Sam Peckinpah names his favourite western movies: “They’re always too long but they’re fun to watch”
As a filmmaker who emerged in the early 1960s and worked within the confines of the studio system, Sam Peckinpah was always going to end up directing his fair share of westerns, and cinema will be forever grateful that one of them went down in history as among the greatest ever made.
It may have been hugely controversial at the time of its release, but The Wild Bunch was a landmark moment not just for the western, but the medium as a whole. Utilising cutting-edge stylistic techniques that would go on to become massively influential, Peckinpah didn’t skimp on the violence, either.
The maverick auteur never met a boundary he didn’t want to push, and while there was plenty of outrage in 1969 when audiences were subjected to bloodlust the likes of which they’d never seen before, the impact made by The Wild Bunch reverberated through decades.
Not that it was his only dalliance with the Old West, far from it, in fact. Peckinpah’s first five features were all westerns, with The Deadly Companions, Ride the High Country, and Major Dundee coming before The Wild Bunch, and the more comedically-inclined The Ballad of Cable Hogue came immediately after.
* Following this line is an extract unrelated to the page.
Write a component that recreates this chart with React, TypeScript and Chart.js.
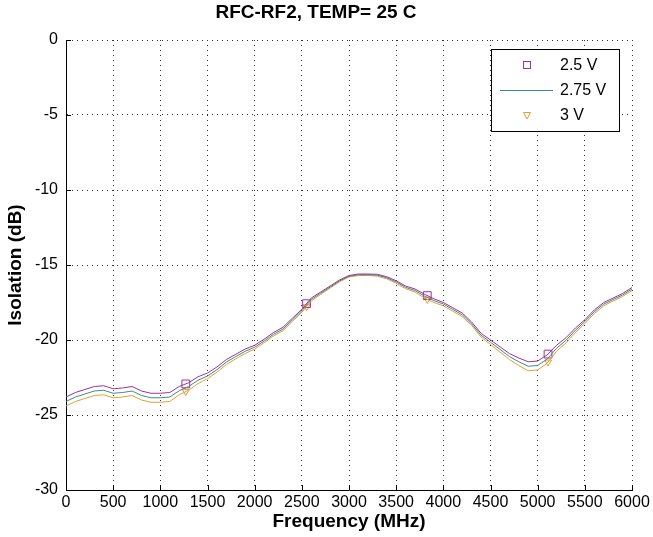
import React, { useEffect, useRef } from 'react';
import { Chart, registerables } from 'chart.js';

Chart.register(...registerables);

// ---- data ----
const frequencies = [
  0, 100, 200, 300, 400, 500, 600, 700, 800, 900,
  1000, 1100, 1200, 1300, 1400, 1500, 1600, 1700, 1800, 1900,
  2000, 2100, 2200, 2300, 2400, 2500, 2600, 2700, 2800, 2900,
  3000, 3100, 3200, 3300, 3400, 3500, 3600, 3700, 3800, 3900,
  4000, 4100, 4200, 4300, 4400, 4500, 4600, 4700, 4800, 4900,
  5000, 5100, 5200, 5300, 5400, 5500, 5600, 5700, 5800, 5900,
  6000,
];

const isolation2p5V = [
  -23.8, -23.5, -23.3, -23.1, -23.05, -23.25, -23.2, -23.1, -23.4, -23.55,
  -23.55, -23.5, -23.1, -22.85, -22.45, -22.2, -21.8, -21.3, -20.95, -20.6,
  -20.35, -19.95, -19.5, -19.15, -18.55, -17.95, -17.2, -16.8, -16.4, -16.0,
  -15.7, -15.6, -15.6, -15.62, -15.78, -16.05, -16.4, -16.6, -16.95, -17.25,
  -17.5, -17.85, -18.2, -18.8, -19.55, -20.0, -20.45, -20.9, -21.2, -21.45,
  -21.4, -21.0, -20.35, -19.85, -19.2, -18.65, -18.0, -17.5, -17.2, -16.9,
  -16.5,
];

const isolation2p75V = [
  -24.1, -23.8, -23.6, -23.4, -23.35, -23.55, -23.5, -23.4, -23.7, -23.85,
  -23.85, -23.8, -23.38, -23.1, -22.68, -22.4, -21.98, -21.47, -21.1, -20.75,
  -20.48, -20.07, -19.62, -19.27, -18.66, -18.05, -17.3, -16.88, -16.47, -16.06,
  -15.75, -15.65, -15.65, -15.68, -15.85, -16.13, -16.49, -16.7, -17.07, -17.37,
  -17.6, -17.96, -18.32, -18.92, -19.68, -20.15, -20.62, -21.1, -21.45, -21.75,
  -21.7, -21.28, -20.55, -20.02, -19.35, -18.77, -18.12, -17.61, -17.3, -17.0,
  -16.6,
];

const isolation3V = [
  -24.4, -24.1, -23.9, -23.7, -23.65, -23.85, -23.8, -23.7, -24.0, -24.15,
  -24.15, -24.1, -23.65, -23.35, -22.9, -22.58, -22.15, -21.63, -21.25, -20.9,
  -20.6, -20.18, -19.73, -19.38, -18.76, -18.15, -17.4, -16.96, -16.54, -16.12,
  -15.8, -15.7, -15.7, -15.74, -15.92, -16.22, -16.58, -16.8, -17.2, -17.5,
  -17.72, -18.08, -18.44, -19.03, -19.8, -20.3, -20.8, -21.3, -21.7, -22.05,
  -22.0, -21.55, -20.75, -20.2, -19.5, -18.9, -18.25, -17.72, -17.4, -17.1,
  -16.7,
];

const markerFrequencies = [1270, 2550, 3830, 5110];
const marker2p5V = [-22.93, -17.58, -17.04, -20.94];
const marker3V = [-23.44, -17.78, -17.29, -21.47];

const xTickValues = [0, 500, 1000, 1500, 2000, 2500, 3000, 3500, 4000, 4500, 5000, 5500, 6000];
const yTickValues = [-30, -25, -20, -15, -10, -5, 0];

const seriesLabels = ['2.5 V', '2.75 V', '3 V'];
const chartTitle = 'RFC-RF2, TEMP= 25 C';
const xTitle = 'Frequency (MHz)';
const yTitle = 'Isolation (dB)';

// ---- styles ----
const PURPLE = '#a0309a';
const TEAL = '#3a8c8c';
const ORANGE = '#e0a030';
const FONT = '"Liberation Sans", Arial, Helvetica, sans-serif';

const toPoints = (xs: number[], ys: number[]) => xs.map((x, i) => ({ x, y: ys[i] }));

const insideTicksPlugin = {
  id: 'insideTicks',
  afterDraw(chart: any) {
    const { ctx, chartArea } = chart;
    const xs = chart.scales.x;
    const ys = chart.scales.y;
    ctx.save();
    ctx.strokeStyle = '#000';
    ctx.lineWidth = 1;
    ctx.beginPath();
    xs.ticks.forEach((t: any) => {
      const px = Math.round(xs.getPixelForValue(t.value)) + 0.5;
      ctx.moveTo(px, chartArea.bottom);
      ctx.lineTo(px, chartArea.bottom - 5);
    });
    ys.ticks.forEach((t: any) => {
      const py = Math.round(ys.getPixelForValue(t.value)) + 0.5;
      ctx.moveTo(chartArea.left, py);
      ctx.lineTo(chartArea.left + 5, py);
    });
    ctx.stroke();
    ctx.restore();
  },
};

const boxLegendPlugin = {
  id: 'boxLegend',
  afterDraw(chart: any) {
    const { ctx, chartArea } = chart;
    const w = 128;
    const h = 82;
    const x = Math.round(chartArea.right - 13 - w);
    const y = Math.round(chartArea.top + 9);
    ctx.save();
    ctx.fillStyle = '#fff';
    ctx.fillRect(x, y, w, h);
    ctx.strokeStyle = '#000';
    ctx.lineWidth = 1;
    ctx.strokeRect(x + 0.5, y + 0.5, w, h);

    const symX = x + 36;
    ctx.font = `16px ${FONT}`;
    ctx.textBaseline = 'middle';
    ctx.textAlign = 'left';
    seriesLabels.forEach((label, i) => {
      const cy = Math.round(y + 16 + i * 25) + 0.5;
      if (i === 0) {
        ctx.strokeStyle = PURPLE;
        ctx.lineWidth = 1;
        ctx.strokeRect(Math.round(symX - 4) + 0.5, cy - 4, 7, 7);
      } else if (i === 1) {
        ctx.strokeStyle = TEAL;
        ctx.lineWidth = 1;
        ctx.beginPath();
        ctx.moveTo(x + 9, cy);
        ctx.lineTo(x + 62, cy);
        ctx.stroke();
      } else {
        ctx.strokeStyle = ORANGE;
        ctx.lineWidth = 1;
        ctx.beginPath();
        ctx.moveTo(symX - 3.5, cy - 3);
        ctx.lineTo(symX + 3.5, cy - 3);
        ctx.lineTo(symX, cy + 3.5);
        ctx.closePath();
        ctx.stroke();
      }
      ctx.fillStyle = '#000';
      ctx.fillText(label, x + 69, cy);
    });
    ctx.restore();
  },
};

export default function App() {
  const canvasRef = useRef<HTMLCanvasElement | null>(null);

  useEffect(() => {
    if (!canvasRef.current) return;
    Chart.defaults.font.family = FONT;
    Chart.defaults.color = '#000';

    const chart = new Chart(canvasRef.current, {
      type: 'line',
      data: {
        datasets: [
          {
            label: seriesLabels[0],
            data: toPoints(frequencies, isolation2p5V),
            borderColor: PURPLE,
            borderWidth: 1,
            pointRadius: 0,
            tension: 0,
          },
          {
            label: seriesLabels[1],
            data: toPoints(frequencies, isolation2p75V),
            borderColor: TEAL,
            borderWidth: 1,
            pointRadius: 0,
            tension: 0,
          },
          {
            label: seriesLabels[2],
            data: toPoints(frequencies, isolation3V),
            borderColor: ORANGE,
            borderWidth: 1,
            pointRadius: 0,
            tension: 0,
          },
          {
            label: seriesLabels[0] + ' markers',
            data: toPoints(markerFrequencies, marker2p5V),
            showLine: false,
            pointStyle: 'rect',
            pointRadius: 5.5,
            pointBorderWidth: 1,
            pointBorderColor: PURPLE,
            pointBackgroundColor: 'rgba(0,0,0,0)',
            borderColor: PURPLE,
          },
          {
            label: seriesLabels[2] + ' markers',
            data: toPoints(markerFrequencies, marker3V),
            showLine: false,
            pointStyle: 'triangle',
            pointRotation: 180,
            pointRadius: 4,
            pointBorderWidth: 1,
            pointBorderColor: ORANGE,
            pointBackgroundColor: 'rgba(0,0,0,0)',
            borderColor: ORANGE,
          },
        ],
      },
      options: {
        responsive: false,
        animation: false,
        parsing: false as any,
        layout: { padding: { left: 0, right: 21, top: 0, bottom: 0 } },
        plugins: {
          legend: { display: false },
          tooltip: { enabled: false },
          title: {
            display: true,
            text: chartTitle,
            color: '#000',
            font: { size: 19, weight: 'bold', family: FONT },
            padding: { top: 1, bottom: 16.2 },
          },
        },
        scales: {
          x: {
            type: 'linear',
            min: 0,
            max: 6000,
            afterBuildTicks: (s: any) => {
              s.ticks = xTickValues.map((v) => ({ value: v }));
            },
            afterFit: (s: any) => {
              s.height = 47;
            },
            ticks: {
              color: '#000',
              font: { size: 16, family: FONT },
              padding: 3,
              maxRotation: 0,
              autoSkip: false,
              callback: (v: any) => String(v),
            },
            grid: { color: '#333', lineWidth: 1, drawTicks: false },
            border: { display: true, color: '#000', width: 1, dash: [1, 4] },
            title: {
              display: true,
              text: xTitle,
              color: '#000',
              font: { size: 19, weight: 'bold', family: FONT },
              padding: { top: 0, bottom: 3.6 },
            },
          },
          y: {
            type: 'linear',
            min: -30,
            max: 0,
            afterBuildTicks: (s: any) => {
              s.ticks = yTickValues.map((v) => ({ value: v }));
            },
            afterFit: (s: any) => {
              s.width = 66;
            },
            ticks: {
              color: '#000',
              font: { size: 16, family: FONT },
              padding: 8,
              callback: (v: any) => String(v),
            },
            grid: { color: '#333', lineWidth: 1, drawTicks: false },
            border: { display: true, color: '#000', width: 1, dash: [1, 4] },
            title: {
              display: true,
              text: yTitle,
              color: '#000',
              font: { size: 19, weight: 'bold', family: FONT },
              padding: { top: 4.6, bottom: 0 },
            },
          },
        },
      },
      plugins: [insideTicksPlugin, boxLegendPlugin],
    });

    return () => chart.destroy();
  }, []);

  return (
    <div style={{ position: 'absolute', left: 0, top: 0, width: 653, height: 537, background: '#fff' }}>
      <canvas ref={canvasRef} width={653} height={537} style={{ display: 'block' }} />
    </div>
  );
}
In fact, eight of Peckinpah’s 14 films in total occupied the parameters of the genre, with the contemporary Junior Bonner being followed by the widely-acclaimed Pat Garrett and Billy the Kid and Bring Me the Head of Alfredo Garcia. In short, he knew his way around those wide-open vistas like few others, but which examples stood out to him as ranking in the top tier?
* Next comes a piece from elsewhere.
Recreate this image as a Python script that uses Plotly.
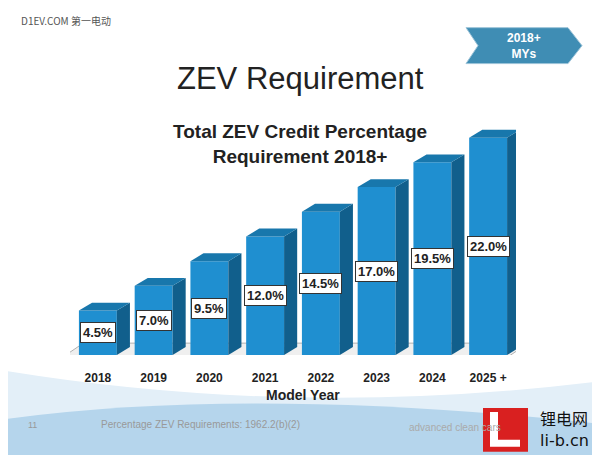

Almost inevitably, Sergio Leone was the first name that came to mind. “I like Leone’s movies and I like him, they’re always too long but they’re fun to watch,” he said to Movietone News. “A marvellous man to talk to, and I think he does really interesting things.”
As also tends to be the case when anyone discusses the greatest westerns to ever come out of Hollywood, Howard Hawks and John Ford were spotlighted, too. “I really loved Red River until the ending; the phoney arrow in the chest, and the chick,” Peckinpah continued. “Ford did a great western with Fonda and Victor Mature, My Darling Clementine.”
Befitting the director’s wayward reputation, though, he couldn’t even remember what his number one western was even called. “I think it was a serial I saw one Saturday morning on TV in Fresno, California when I was 11,” he recalled. “Forget the name of it.”
Peckinpah was one of the most famous enigmas and outsiders during his career, so in a way it makes perfect sense that he knows exactly what the best western he’s ever seen is, he’s just got no recollection of how it was titled.